Imagine a market where we can trade contracts based on any well-defined event, E.

  1. The Contracts: For any event E, we can create two types of shares:
    • A YES(E) share that pays \$1 if E occurs, and \$0 otherwise.
    • A NO(E) share that pays \$1 if E does not occur, and \$0 otherwise.

  2. The Price: The price of a share is the amount a rational agent is willing to pay for it. We will call the price of a YES(E) share p(E). This price represents the agent’s personal probability of the event.

  3. The Rational Agent: Our agent is rational. This doesn’t mean they are always right; it simply means they are coherent. They will not set prices for bets in such a way that a clever bookie can guarantee a profit by trading with them. A set of bets that leads to a guaranteed loss is called a “Dutch Book.” Our agent’s goal is to be immune to being Dutch Booked.

From these simple rules, we can derive the three core axioms of probability theory.

The Derivation

Axiom 1: Probability is between 0 and 1. (0 ≤ p(E) ≤ 1)

  • Can the price p(E) be greater than \$1? Suppose our agent sets the price of a YES(E) share at \$1.10. A bookie could sell them this share. The agent pays \$1.10. The best possible outcome for the agent is that E happens and they receive \$1.00. They have suffered a guaranteed loss of \$0.10. This violates our rule of rationality. Therefore, p(E) ≤ 1.

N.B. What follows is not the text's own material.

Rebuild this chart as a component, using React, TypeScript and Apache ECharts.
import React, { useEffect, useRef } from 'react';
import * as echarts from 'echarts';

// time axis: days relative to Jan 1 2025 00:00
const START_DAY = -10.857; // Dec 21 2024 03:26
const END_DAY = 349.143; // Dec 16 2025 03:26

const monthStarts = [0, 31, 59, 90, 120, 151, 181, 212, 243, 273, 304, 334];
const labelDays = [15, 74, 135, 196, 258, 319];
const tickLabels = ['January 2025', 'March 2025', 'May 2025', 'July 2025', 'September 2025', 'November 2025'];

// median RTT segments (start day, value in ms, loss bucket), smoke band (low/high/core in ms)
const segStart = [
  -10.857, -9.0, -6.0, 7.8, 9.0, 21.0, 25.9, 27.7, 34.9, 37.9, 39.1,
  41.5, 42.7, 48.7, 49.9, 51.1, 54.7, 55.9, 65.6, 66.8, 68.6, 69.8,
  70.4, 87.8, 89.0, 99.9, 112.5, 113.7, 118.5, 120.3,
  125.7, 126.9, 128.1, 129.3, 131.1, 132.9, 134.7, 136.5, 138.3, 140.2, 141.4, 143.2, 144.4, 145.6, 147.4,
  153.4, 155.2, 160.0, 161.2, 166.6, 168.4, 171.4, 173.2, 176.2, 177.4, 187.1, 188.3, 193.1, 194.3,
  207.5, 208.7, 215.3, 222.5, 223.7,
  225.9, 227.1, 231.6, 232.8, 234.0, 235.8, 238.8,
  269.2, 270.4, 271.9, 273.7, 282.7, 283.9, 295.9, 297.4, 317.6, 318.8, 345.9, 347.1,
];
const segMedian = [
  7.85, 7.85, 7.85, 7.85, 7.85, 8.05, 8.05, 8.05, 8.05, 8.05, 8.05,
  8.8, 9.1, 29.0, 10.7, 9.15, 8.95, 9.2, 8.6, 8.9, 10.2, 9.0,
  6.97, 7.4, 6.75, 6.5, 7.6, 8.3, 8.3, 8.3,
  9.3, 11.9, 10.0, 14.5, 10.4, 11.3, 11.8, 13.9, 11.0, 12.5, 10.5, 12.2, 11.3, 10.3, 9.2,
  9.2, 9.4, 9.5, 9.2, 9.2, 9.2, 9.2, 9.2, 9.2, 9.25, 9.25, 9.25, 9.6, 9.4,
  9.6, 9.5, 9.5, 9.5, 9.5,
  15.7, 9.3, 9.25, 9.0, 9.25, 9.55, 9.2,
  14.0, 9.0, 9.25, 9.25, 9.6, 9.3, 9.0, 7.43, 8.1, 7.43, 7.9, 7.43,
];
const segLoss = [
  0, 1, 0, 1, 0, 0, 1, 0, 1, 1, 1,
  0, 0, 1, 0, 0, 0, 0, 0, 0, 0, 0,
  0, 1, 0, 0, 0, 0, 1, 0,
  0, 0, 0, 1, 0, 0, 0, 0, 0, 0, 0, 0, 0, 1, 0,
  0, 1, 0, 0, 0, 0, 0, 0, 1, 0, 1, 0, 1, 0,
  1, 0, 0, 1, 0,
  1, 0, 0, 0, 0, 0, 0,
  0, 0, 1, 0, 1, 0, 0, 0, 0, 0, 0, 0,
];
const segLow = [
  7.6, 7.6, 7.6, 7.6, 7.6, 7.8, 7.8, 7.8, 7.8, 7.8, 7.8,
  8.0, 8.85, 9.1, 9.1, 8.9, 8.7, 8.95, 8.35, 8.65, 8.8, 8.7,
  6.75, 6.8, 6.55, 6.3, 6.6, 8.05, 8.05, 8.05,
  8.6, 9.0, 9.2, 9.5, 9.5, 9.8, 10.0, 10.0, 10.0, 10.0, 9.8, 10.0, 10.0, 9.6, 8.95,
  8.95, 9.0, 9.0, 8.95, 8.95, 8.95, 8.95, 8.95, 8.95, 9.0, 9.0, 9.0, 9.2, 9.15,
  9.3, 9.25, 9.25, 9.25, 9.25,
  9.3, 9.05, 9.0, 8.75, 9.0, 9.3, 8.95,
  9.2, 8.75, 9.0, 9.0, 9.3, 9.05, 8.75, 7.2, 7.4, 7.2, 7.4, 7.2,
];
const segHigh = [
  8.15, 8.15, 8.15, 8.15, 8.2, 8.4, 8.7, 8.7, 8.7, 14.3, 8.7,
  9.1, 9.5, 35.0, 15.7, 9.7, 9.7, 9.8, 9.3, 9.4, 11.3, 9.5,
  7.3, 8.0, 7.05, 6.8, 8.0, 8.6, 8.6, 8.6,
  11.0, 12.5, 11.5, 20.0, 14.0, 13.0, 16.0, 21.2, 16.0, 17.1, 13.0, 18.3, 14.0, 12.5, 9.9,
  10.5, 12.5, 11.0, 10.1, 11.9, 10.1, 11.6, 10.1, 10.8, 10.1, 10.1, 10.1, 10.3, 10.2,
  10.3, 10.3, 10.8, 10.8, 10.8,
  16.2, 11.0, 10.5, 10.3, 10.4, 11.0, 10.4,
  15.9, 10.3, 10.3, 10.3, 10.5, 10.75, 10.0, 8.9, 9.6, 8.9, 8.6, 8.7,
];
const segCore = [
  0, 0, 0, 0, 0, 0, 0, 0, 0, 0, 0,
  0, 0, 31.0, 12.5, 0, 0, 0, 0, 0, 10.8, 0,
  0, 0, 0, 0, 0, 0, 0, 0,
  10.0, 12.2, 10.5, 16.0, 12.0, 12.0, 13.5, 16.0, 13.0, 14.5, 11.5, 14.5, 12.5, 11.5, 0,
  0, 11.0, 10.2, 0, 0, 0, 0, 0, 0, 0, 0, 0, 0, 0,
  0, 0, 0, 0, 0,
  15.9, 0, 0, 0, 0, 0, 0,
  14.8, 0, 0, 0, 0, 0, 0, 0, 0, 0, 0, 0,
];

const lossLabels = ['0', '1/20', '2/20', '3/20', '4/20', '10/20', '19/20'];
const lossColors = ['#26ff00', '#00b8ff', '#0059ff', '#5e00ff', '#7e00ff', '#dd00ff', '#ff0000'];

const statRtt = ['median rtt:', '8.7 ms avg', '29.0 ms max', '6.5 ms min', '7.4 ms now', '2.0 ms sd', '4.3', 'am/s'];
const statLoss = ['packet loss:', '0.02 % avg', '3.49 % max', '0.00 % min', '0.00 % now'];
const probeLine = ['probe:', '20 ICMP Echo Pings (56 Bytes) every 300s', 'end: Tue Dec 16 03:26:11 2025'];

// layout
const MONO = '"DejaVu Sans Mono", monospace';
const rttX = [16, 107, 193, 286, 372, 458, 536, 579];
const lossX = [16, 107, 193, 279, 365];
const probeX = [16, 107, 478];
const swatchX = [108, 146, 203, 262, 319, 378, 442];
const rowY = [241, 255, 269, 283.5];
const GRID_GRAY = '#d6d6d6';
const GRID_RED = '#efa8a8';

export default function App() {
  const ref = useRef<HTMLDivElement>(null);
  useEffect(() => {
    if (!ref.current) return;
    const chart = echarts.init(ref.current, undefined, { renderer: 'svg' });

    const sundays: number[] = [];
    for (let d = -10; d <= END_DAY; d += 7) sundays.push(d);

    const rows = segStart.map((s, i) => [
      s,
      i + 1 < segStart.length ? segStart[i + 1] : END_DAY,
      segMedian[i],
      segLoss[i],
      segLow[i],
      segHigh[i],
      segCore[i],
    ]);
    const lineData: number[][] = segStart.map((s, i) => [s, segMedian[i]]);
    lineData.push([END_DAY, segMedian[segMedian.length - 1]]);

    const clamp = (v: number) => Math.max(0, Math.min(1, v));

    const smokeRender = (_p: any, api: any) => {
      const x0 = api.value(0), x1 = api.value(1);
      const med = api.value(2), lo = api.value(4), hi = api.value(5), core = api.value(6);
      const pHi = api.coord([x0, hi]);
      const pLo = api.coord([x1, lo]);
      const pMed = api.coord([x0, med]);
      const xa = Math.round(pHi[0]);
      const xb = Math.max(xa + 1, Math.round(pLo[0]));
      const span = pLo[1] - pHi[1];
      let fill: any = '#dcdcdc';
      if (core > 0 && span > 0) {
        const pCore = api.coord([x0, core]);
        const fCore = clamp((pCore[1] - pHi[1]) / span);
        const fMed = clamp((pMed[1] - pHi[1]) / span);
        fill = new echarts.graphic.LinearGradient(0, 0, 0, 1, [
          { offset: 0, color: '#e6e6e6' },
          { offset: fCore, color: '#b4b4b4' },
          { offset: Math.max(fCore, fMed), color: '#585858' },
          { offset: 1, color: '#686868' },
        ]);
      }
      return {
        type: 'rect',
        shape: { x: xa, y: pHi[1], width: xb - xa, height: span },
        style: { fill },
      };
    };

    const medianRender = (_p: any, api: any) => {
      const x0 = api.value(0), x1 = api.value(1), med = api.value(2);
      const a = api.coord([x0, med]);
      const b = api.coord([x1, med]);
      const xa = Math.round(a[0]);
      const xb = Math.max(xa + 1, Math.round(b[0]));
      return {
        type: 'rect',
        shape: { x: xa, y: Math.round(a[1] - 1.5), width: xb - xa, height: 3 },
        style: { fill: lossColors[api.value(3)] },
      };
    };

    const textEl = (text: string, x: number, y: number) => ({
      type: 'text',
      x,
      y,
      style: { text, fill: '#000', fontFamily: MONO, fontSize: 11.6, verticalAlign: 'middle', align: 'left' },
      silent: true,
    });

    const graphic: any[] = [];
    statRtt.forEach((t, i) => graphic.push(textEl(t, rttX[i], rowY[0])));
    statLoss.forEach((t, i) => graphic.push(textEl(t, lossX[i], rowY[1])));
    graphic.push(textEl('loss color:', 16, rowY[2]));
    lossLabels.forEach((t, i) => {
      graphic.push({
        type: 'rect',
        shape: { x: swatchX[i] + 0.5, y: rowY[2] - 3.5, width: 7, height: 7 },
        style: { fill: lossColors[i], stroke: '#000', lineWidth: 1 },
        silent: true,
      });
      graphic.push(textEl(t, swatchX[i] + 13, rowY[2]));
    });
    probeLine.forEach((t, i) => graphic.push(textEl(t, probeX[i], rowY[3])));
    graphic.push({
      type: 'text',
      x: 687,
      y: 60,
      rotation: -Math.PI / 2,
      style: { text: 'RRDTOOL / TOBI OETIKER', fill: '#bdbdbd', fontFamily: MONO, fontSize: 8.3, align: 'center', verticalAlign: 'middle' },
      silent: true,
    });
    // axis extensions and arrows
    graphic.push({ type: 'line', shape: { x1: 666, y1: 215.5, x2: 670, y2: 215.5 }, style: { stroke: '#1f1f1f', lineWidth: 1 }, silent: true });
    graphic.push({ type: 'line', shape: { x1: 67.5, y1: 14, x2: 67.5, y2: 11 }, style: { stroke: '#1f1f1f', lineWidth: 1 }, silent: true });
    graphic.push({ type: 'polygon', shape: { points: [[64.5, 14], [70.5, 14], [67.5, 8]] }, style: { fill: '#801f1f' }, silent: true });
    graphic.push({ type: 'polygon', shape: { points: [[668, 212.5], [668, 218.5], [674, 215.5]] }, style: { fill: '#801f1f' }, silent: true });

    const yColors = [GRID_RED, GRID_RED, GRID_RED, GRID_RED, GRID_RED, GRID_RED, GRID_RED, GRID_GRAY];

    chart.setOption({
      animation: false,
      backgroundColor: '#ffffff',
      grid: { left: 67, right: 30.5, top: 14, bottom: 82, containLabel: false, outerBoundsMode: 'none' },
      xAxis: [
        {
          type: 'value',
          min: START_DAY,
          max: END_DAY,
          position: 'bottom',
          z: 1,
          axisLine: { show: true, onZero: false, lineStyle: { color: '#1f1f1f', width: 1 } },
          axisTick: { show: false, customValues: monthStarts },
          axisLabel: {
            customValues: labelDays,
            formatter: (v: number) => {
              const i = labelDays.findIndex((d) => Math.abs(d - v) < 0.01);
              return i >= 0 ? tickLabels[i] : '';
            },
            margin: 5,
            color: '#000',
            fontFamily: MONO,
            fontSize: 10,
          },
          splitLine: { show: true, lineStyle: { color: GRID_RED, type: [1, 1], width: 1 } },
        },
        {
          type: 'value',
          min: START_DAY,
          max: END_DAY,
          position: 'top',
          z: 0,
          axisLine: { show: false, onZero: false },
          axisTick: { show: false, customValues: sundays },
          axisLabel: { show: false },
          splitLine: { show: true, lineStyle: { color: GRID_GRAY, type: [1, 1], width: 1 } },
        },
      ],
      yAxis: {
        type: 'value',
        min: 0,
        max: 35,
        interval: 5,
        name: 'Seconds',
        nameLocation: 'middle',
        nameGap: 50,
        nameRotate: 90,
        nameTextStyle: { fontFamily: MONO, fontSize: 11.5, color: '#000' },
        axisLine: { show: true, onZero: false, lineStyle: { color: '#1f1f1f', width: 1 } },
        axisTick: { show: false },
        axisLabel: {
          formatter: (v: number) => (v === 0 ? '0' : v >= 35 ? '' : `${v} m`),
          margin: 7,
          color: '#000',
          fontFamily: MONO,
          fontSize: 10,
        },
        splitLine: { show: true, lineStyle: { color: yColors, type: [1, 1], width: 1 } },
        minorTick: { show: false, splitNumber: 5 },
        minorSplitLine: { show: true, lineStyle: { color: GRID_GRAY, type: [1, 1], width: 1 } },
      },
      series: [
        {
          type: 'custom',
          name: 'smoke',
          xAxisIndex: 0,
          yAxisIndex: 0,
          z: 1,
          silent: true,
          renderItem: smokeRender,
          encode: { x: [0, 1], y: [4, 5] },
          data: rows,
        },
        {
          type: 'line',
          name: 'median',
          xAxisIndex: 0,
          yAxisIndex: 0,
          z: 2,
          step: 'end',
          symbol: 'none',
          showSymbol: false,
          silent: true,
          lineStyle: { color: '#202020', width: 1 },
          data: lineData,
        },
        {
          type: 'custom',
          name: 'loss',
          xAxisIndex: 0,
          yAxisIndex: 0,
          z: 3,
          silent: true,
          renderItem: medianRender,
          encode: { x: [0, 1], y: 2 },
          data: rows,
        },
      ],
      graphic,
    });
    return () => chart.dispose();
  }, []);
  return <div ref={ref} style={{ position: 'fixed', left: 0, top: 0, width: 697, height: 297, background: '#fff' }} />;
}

  • Can the price p(E) be less than \$0? Suppose our agent sets the price at -\$0.10. This would mean they would pay a bookie \$0.10 to take the share off their hands. The bookie now has an asset that will either be worth \$0 or \$1, and they were paid to take it. This is a guaranteed profit for the bookie and a guaranteed loss for the agent. Therefore, p(E) ≥ 0.

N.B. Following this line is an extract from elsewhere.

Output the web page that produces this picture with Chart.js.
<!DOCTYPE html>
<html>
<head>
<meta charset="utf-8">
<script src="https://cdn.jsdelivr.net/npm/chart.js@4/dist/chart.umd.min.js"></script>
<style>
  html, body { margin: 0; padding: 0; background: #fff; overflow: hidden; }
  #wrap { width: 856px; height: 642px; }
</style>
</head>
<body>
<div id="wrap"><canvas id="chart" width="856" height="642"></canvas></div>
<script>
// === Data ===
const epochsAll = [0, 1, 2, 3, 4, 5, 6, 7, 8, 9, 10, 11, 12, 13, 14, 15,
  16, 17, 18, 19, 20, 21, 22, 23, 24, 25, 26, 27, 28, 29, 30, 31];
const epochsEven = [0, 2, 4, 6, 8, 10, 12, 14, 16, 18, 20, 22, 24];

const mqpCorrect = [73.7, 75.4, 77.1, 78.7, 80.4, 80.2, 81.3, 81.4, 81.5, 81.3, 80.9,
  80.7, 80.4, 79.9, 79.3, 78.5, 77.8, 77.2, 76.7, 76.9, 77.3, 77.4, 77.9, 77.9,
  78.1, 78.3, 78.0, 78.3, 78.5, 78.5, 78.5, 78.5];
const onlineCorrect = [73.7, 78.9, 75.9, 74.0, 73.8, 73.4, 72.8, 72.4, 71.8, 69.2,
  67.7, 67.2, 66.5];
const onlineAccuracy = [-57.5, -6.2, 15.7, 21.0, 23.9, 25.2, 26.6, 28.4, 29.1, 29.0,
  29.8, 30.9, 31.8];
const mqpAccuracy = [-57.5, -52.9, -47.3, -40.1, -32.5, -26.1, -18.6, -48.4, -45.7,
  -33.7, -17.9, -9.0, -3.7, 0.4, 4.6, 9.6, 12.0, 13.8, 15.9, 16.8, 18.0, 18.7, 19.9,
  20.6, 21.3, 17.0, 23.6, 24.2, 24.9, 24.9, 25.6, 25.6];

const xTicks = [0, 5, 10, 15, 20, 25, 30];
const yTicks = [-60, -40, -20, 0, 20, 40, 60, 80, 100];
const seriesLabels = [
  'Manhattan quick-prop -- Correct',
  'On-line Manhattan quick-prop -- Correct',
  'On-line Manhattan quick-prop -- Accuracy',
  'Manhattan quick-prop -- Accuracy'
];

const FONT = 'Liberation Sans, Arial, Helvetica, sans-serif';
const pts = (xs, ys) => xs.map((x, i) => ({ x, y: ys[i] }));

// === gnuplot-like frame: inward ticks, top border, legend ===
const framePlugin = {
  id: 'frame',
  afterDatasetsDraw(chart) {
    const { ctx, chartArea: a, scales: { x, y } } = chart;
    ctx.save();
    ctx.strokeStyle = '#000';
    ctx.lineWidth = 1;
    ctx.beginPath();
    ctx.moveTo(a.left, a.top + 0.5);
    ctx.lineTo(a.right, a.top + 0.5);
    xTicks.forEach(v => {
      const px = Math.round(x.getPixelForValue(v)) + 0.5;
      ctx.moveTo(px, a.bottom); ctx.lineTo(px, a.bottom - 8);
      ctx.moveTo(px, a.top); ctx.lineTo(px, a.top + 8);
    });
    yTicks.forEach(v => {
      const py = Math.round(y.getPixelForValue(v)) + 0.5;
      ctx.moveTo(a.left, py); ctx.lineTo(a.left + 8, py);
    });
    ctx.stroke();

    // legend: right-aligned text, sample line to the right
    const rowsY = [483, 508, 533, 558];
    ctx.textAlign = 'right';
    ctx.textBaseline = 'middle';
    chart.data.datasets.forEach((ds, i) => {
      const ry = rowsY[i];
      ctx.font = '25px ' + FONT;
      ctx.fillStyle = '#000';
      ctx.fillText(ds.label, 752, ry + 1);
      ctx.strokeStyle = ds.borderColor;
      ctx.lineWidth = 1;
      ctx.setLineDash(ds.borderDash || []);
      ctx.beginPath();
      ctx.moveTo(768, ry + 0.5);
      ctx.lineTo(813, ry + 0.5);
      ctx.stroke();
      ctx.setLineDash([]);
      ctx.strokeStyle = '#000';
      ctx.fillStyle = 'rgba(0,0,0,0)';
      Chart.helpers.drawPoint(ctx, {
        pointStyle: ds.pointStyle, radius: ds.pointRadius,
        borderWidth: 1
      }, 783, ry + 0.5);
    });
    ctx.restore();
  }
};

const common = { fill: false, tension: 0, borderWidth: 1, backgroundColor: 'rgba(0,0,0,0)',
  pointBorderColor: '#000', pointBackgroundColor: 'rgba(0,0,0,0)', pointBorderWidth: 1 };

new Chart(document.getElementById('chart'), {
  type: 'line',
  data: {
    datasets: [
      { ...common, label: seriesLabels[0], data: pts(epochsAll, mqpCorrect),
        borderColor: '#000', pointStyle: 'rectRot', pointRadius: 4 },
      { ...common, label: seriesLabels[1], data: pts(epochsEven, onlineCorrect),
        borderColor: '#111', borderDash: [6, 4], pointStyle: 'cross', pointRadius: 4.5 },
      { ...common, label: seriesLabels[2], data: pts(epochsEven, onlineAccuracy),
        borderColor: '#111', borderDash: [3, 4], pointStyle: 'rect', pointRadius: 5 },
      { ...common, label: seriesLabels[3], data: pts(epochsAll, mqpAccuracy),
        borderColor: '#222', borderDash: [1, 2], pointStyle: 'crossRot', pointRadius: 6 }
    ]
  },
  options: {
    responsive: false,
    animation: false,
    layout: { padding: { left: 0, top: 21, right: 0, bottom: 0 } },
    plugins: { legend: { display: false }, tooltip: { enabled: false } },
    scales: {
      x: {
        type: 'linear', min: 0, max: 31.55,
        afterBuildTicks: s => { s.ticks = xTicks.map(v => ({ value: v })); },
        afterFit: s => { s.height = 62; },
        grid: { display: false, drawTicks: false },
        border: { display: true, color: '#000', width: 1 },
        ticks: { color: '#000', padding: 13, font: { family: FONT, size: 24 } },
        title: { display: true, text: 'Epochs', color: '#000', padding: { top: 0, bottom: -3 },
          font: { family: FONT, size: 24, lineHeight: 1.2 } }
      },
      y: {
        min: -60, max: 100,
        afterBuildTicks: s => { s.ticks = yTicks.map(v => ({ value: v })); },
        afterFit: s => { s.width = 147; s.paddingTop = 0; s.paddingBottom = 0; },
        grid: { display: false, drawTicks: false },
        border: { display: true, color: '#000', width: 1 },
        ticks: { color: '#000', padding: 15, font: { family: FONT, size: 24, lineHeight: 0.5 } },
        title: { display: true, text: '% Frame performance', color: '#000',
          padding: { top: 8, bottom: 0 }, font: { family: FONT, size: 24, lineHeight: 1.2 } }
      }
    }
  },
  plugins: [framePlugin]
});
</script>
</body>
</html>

Thus, to avoid a guaranteed loss, the price an agent assigns to any event must be between \$0 and \$1.

Axiom 2: The probability of a certain event is 1. (p(CERTAIN_EVENT) = 1)

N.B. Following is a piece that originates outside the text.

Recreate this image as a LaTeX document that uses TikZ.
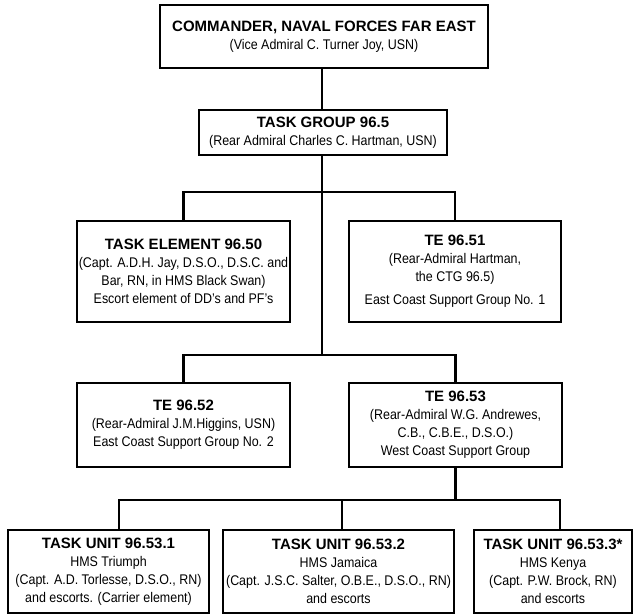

Let E be an event that is guaranteed to happen. A perfect example is a tautology, like “a standard six-sided die will land on 1, 2, 3, 4, 5, or 6.”

  • The YES(E) share is a guaranteed \$1 payout. What is its fair price?
  • If the agent sets the price p(E) at anything less than \$1, say \$0.99, a bookie could buy the share. They pay \$0.99 and are guaranteed to receive \$1.00, for a risk-free profit of \$0.01. The agent has accepted a guaranteed loss.
  • To be coherent, the agent must set the price of a guaranteed \$1 payout to be exactly \$1.

Thus, the probability of a certain event must be 1.

Axiom 3: The Addition Rule for Mutually Exclusive Events. (If A and B cannot both happen, then p(A or B) = p(A) + p(B))

Let A and B be two mutually exclusive events (e.g., A = “a die roll is 1”, B = “a die roll is 2”).

Consider two possible investment portfolios.

  • Portfolio 1: Buy one share of YES(A or B).
    • Cost: p(A or B)
    • Payout: If A happens, you get \$1. If B happens, you get \$1. If neither happens, you get \$0.
  • Portfolio 2: Buy one share of YES(A) and one share of YES(B).
    • Cost: p(A) + p(B)
    • Payout: If A happens, the YES(A) share pays \$1 and the YES(B) share pays \$0 (since they are mutually exclusive). Total payout is \$1. If B happens, the YES(B) share pays \$1 and the YES(A) share pays \$0. Total payout is \$1. If neither happens, both pay \$0.

Notice that the payout for Portfolio 1 and Portfolio 2 is identical in every possible future.

A rational agent must value two portfolios with the exact same payout at the exact same price. If they didn’t—for instance, if they priced Portfolio 1 cheaper than Portfolio 2—a bookie could buy Portfolio 1 from them and sell them Portfolio 2, locking in a risk-free profit.

Therefore, to avoid being Dutch Booked, the costs must be equal: p(A or B) = p(A) + p(B)

Conclusion: Probability as Coherent Betting

We have started with a simple idea—don’t build a system of bets that guarantees a loss—and derived the three fundamental axioms of probability.

This operational viewpoint, often called the Dutch Book argument, shows that probability isn’t just an abstract feature of the world (the Frequentist view) or a purely arbitrary feature of the mind (a common mischaracterization of the Bayesian view).

Instead, it reveals the laws of probability as the necessary logic for coherent reasoning under uncertainty. They are the rules anyone must follow to ensure their personal, subjective beliefs don’t contradict each other. It provides a powerful answer to the question, “Why should my degree of belief follow the probability axioms?”

The answer is simple: If they don’t, you’re guaranteed to lose.